Roca also assesses children’s needs and makes appropriate referrals for children. Some have delays in their social/emotional development or in their communication and gross motor skills.
To empower parents, Roca teaches them about what healthy childhood development looks like. This is particularly important for parents who, because they are adolescents themselves, are still going through their own neurological development.
One of Roca’s results is greater family stability. Parents have developed the skills they need to access and use services like child care and sign up for benefits like food stamps and transitional assistance. Bhalla says that Massachusetts’ Department of Transitional Assistance has helped by making it easier for young parents to access services.
There’s also increased readiness. Children are better prepared to learn. And parents have the skills they need to move toward economic independence.
One example is Kerry, a young woman featured on Roca’s website, who left Colombia and moved to the United States. She became pregnant at age 16.
“During my pregnancy my dad didn’t help me with anything. He made it very difficult for me to get any help.”
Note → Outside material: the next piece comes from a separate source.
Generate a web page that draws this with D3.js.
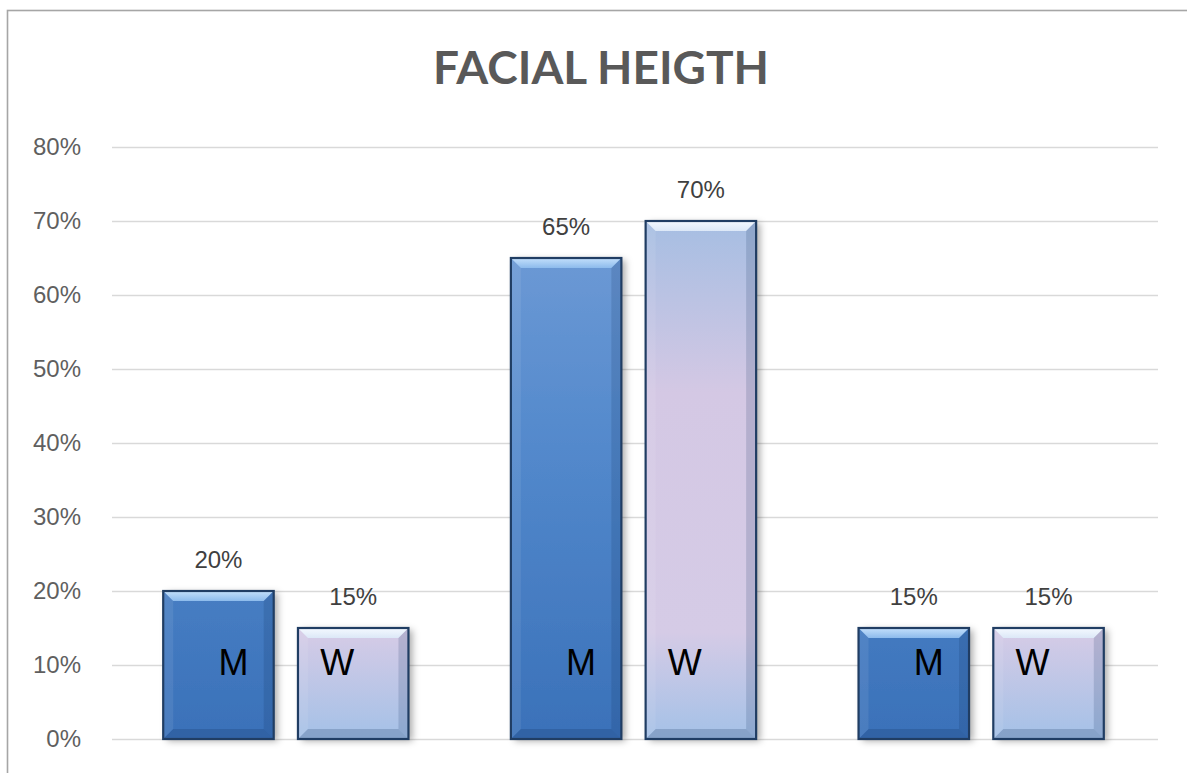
<!DOCTYPE html>
<html>
<head>
<meta charset="utf-8">
<script src="https://cdn.jsdelivr.net/npm/d3@7"></script>
<style>
  html, body { margin: 0; padding: 0; background: #fff; }
  svg { display: block; }
</style>
</head>
<body>
<svg id="chart" width="1187" height="773"></svg>
<script>
// Chart data
const title = "FACIAL HEIGTH";
const groups = ["Group 1", "Group 2", "Group 3"];
const seriesKeys = ["M", "W"];
const menValues = [0.20, 0.65, 0.15];
const womenValues = [0.15, 0.70, 0.15];
const yTicks = [0, 0.1, 0.2, 0.3, 0.4, 0.5, 0.6, 0.7, 0.8];

const rows = groups.map((g, i) => ({
  group: g,
  values: [
    { key: "M", value: menValues[i] },
    { key: "W", value: womenValues[i] }
  ]
}));

const svg = d3.select("#chart");
const W = 1187, H = 773;
const plot = { left: 112, right: 1158, top: 147, bottom: 739 };

// Outer chart border
svg.append("rect")
  .attr("x", 7.5).attr("y", 10.5)
  .attr("width", W + 20).attr("height", H + 20)
  .attr("fill", "#fff")
  .attr("stroke", "#a6a6a6").attr("stroke-width", 1.6);

const x0 = d3.scaleBand().domain(groups).range([plot.left, plot.right - 3]).paddingInner(0).paddingOuter(0);
const x1 = d3.scaleBand().domain(seriesKeys).range([0, x0.bandwidth()]).paddingInner(0.18).paddingOuter(0.38);
const y = d3.scaleLinear().domain([0, 0.8]).range([plot.bottom, plot.top]);

const defs = svg.append("defs");

// Fills span the value range so each bar shows its own slice of the gradient
function addGradient(id, stops) {
  const g = defs.append("linearGradient")
    .attr("id", id)
    .attr("gradientUnits", "userSpaceOnUse")
    .attr("x1", 0).attr("x2", 0)
    .attr("y1", y(0.72)).attr("y2", y(0));
  stops.forEach(s => g.append("stop").attr("offset", s[0]).attr("stop-color", s[1]));
}
addGradient("fill-M", [[0, "#729dd7"], [0.45, "#5389cc"], [1, "#3a71b9"]]);
addGradient("fill-W", [[0, "#a2bde2"], [0.35, "#d4c8e4"], [0.8, "#d5cbe6"], [1, "#a4c1e7"]]);

function addBevelGradient(id, top, bottom) {
  const g = defs.append("linearGradient").attr("id", id)
    .attr("x1", 0).attr("x2", 0).attr("y1", 0).attr("y2", 1);
  g.append("stop").attr("offset", 0).attr("stop-color", top);
  g.append("stop").attr("offset", 1).attr("stop-color", bottom);
}
addBevelGradient("bevel-M", "#c4e0fb", "#8dbbec");
addBevelGradient("bevel-W", "#f4f9ff", "#dce8f7");

const shadow = defs.append("filter").attr("id", "barShadow")
  .attr("x", "-20%").attr("y", "-10%").attr("width", "150%").attr("height", "130%");
shadow.append("feDropShadow")
  .attr("dx", 4).attr("dy", 2).attr("stdDeviation", 3.5)
  .attr("flood-color", "#000").attr("flood-opacity", 0.33);

// Horizontal gridlines
svg.append("g")
  .selectAll("line")
  .data(yTicks)
  .join("line")
  .attr("x1", plot.left).attr("x2", plot.right)
  .attr("y1", d => Math.round(y(d)) + 0.5).attr("y2", d => Math.round(y(d)) + 0.5)
  .attr("stroke", "#d9d9d9").attr("stroke-width", 1.5);

// Y axis tick labels
const yAxis = d3.axisLeft(y).tickValues(yTicks).tickFormat(d3.format(".0%")).tickSize(0).tickPadding(0);
const yAxisG = svg.append("g")
  .attr("transform", `translate(${plot.left - 31},0)`)
  .call(yAxis);
yAxisG.select(".domain").remove();
yAxisG.selectAll("text")
  .attr("font-family", "'Liberation Sans', Arial, sans-serif")
  .attr("font-size", 24)
  .attr("fill", "#5f5f5f")
  .attr("dy", "0.32em");

// Title
const titleText = svg.append("text")
  .attr("x", 601).attr("y", 84)
  .attr("text-anchor", "middle")
  .attr("font-family", "Lato, 'Open Sans', sans-serif")
  .attr("font-weight", 700)
  .attr("font-size", 42)
  .attr("fill", "#595959")
  .text(title);
const tw = titleText.node().getComputedTextLength();
titleText.attr("font-size", 42 * 336 / tw);

// Bars
const groupsG = svg.append("g")
  .selectAll("g")
  .data(rows)
  .join("g")
  .attr("transform", d => `translate(${x0(d.group)},0)`);

const bars = groupsG.selectAll("g.bar")
  .data(d => d.values)
  .join("g")
  .attr("class", "bar");

bars.each(function (d) {
  const g = d3.select(this);
  const bx = x1(d.key);
  const bw = x1.bandwidth();
  const by = y(d.value);
  const bh = y(0) - by;
  const b = Math.min(10, bh / 2);

  const body = g.append("g").attr("filter", "url(#barShadow)");
  body.append("rect")
    .attr("x", bx).attr("y", by).attr("width", bw).attr("height", bh)
    .attr("fill", `url(#fill-${d.key})`);

  const pts = a => a.map(p => p.join(",")).join(" ");
  // top bevel (highlight)
  g.append("polygon")
    .attr("points", pts([[bx, by], [bx + bw, by], [bx + bw - b, by + b], [bx + b, by + b]]))
    .attr("fill", `url(#bevel-${d.key})`);
  // left bevel
  g.append("polygon")
    .attr("points", pts([[bx, by], [bx + b, by + b], [bx + b, by + bh - b], [bx, by + bh]]))
    .attr("fill", "#ffffff").attr("fill-opacity", 0.08);
  // right bevel
  g.append("polygon")
    .attr("points", pts([[bx + bw, by], [bx + bw - b, by + b], [bx + bw - b, by + bh - b], [bx + bw, by + bh]]))
    .attr("fill", "#0a2a55").attr("fill-opacity", 0.16);
  // bottom bevel
  g.append("polygon")
    .attr("points", pts([[bx, by + bh], [bx + b, by + bh - b], [bx + bw - b, by + bh - b], [bx + bw, by + bh]]))
    .attr("fill", "#0a2a55").attr("fill-opacity", 0.2);
  // outline
  g.append("rect")
    .attr("x", bx).attr("y", by).attr("width", bw).attr("height", bh)
    .attr("fill", "none")
    .attr("stroke", "#203d63").attr("stroke-width", 2.2);

  // value label
  g.append("text")
    .attr("x", bx + bw / 2).attr("y", by - 23)
    .attr("text-anchor", "middle")
    .attr("font-family", "'Liberation Sans', Arial, sans-serif")
    .attr("font-size", 24)
    .attr("fill", "#404040")
    .text(d3.format(".0%")(d.value));

  // series letter inside the bar
  g.append("text")
    .attr("x", bx + bw / 2 + (d.key === "M" ? 15 : -16)).attr("y", y(0.1) + 10)
    .attr("text-anchor", "middle")
    .attr("font-family", "'Liberation Sans', Arial, sans-serif")
    .attr("font-size", 36)
    .attr("fill", "#000")
    .text(d.key);
});
</script>
</body>
</html>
Kerry dropped out of high school. Her baby was born premature. And she needed a job so she could pay her own and her daughter’s bills. She tried working in restaurants where her hours were unpredictable. She worked in a bar where she felt disrespected. Eventually she came to Roca and took a class to study for HiSet, a high school equivalency skills test. She got a job on a Roca street cleaning crew. But when Kerry became pregnant a second time, she stopped coming to Roca.
Fortunately, Roca’s relentless outreach kicked in. Even when Kerry didn’t have a phone, she kept hearing from her Roca youth worker, and that support helped her stabilize her life. Bhalla says that Kerry now works in housing as a certified occupancy specialist for Beacon Communities, a property management company, that has worked with Roca to train people to do this work.
What’s next? Roca already uses data to tracks parents’ outcomes. Now the plan is to develop a protocol for studying the long-term outcomes of children.